Gopnik starts his piece with a nice vignette of Joe Namath dodging controversy in the New York Jet press box at a recent game:
Someone asks Namath is he believes that [Jet QB] Chad Pennington is in a slump...Namath is suddenly intent. "No, he's a good quarterback," he says seriously. "I've only watched him this year as a fan, on television. I haven't had a chance to break down the passing game to see if Chad's going to the right spots or going to the wrong receiver." You sense that the distinction the old quarterback is making -- between watching as a fan and actually watching -- is, for him, larger than he can quite explain. It isn't just that he hasn't watched as attentively as he might have; watching "as a fan, on television," means that he hasn't really watched at all...
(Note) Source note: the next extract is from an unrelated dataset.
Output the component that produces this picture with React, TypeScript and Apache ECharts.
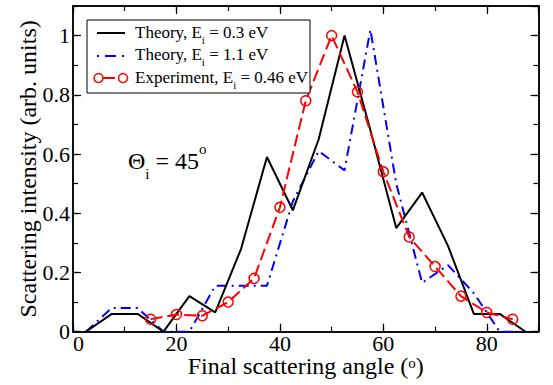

...[W]hat is really astonishing is to be reminded again of how different this game looks depending on where you see it from, on where you're standing (or sitting) while you watch it. When you watch a pro football game from the Crimean War general's viewpoint of the press box, you can see what's going to happen. On television, the quarterback peers out into the distance within the narrowed frame of the midfield camera and for a moment everything seems possible; the view can't know if there's a wide-open man fifty yards deep or if there is nothing ahead of Pennington but despair - four men crowding two receivers, who aren't even bothering to wave their arms...If you're watching live, Namath's point comes home; on television you see free will instead of a series of forced choices, mostly bad. The quarterback, the gallant general, peering out, in command, becomes, in reality, a stitch in the pattern already woven, his fate nearly sealed before he gets to fiddle with it.
But while Gopnik references Lewis' book, what's interesting is the parallels between Gopnik's analysis of Namath's view of play, and how Lewis analyzes the protection provided by the Left Tackle (playing on the blind side to the right-handed quarterback), in describing a playoff game between the San Francisco 49ers and the Minnesota Vikings in 1988. And what's even more interesting is that Gopnik didn't make (or perhaps acknowledge) the connection:
What happens on this first serious encounter between these two huge men happens so fast it's nearly impossible to comprehend with the naked eye in real time. [Viking Chris] Doleman sprints upfield, probably expecting to collide with [49er Steve] Wallace on his first or second step - but he doesn't. Wallace has taken a new angle. 'I had to make sure that his body was completely by me...wait...wait...Then I hit him.'
He'd met Doleman as deep in the backfield as he possibly could without missing him altogether. They collided, briefly, at the spot Doleman wanted to be making a sharp left to get at [49er Joe] Montana. The hit kept Doleman from turning, and drove him further upfield. Steve Wallace had trade the pleasure of violence for the comfort of real estate.
Nobody notices, of course. His contribution was the opposite of drama. He'd removed the antagonist from the play entirely. What the fans and the television cameras see if 49er wide receiver John Taylor come wide open in the middle of the field. Joe Montana hits with a pass, and Taylor races for a gain of twenty yards.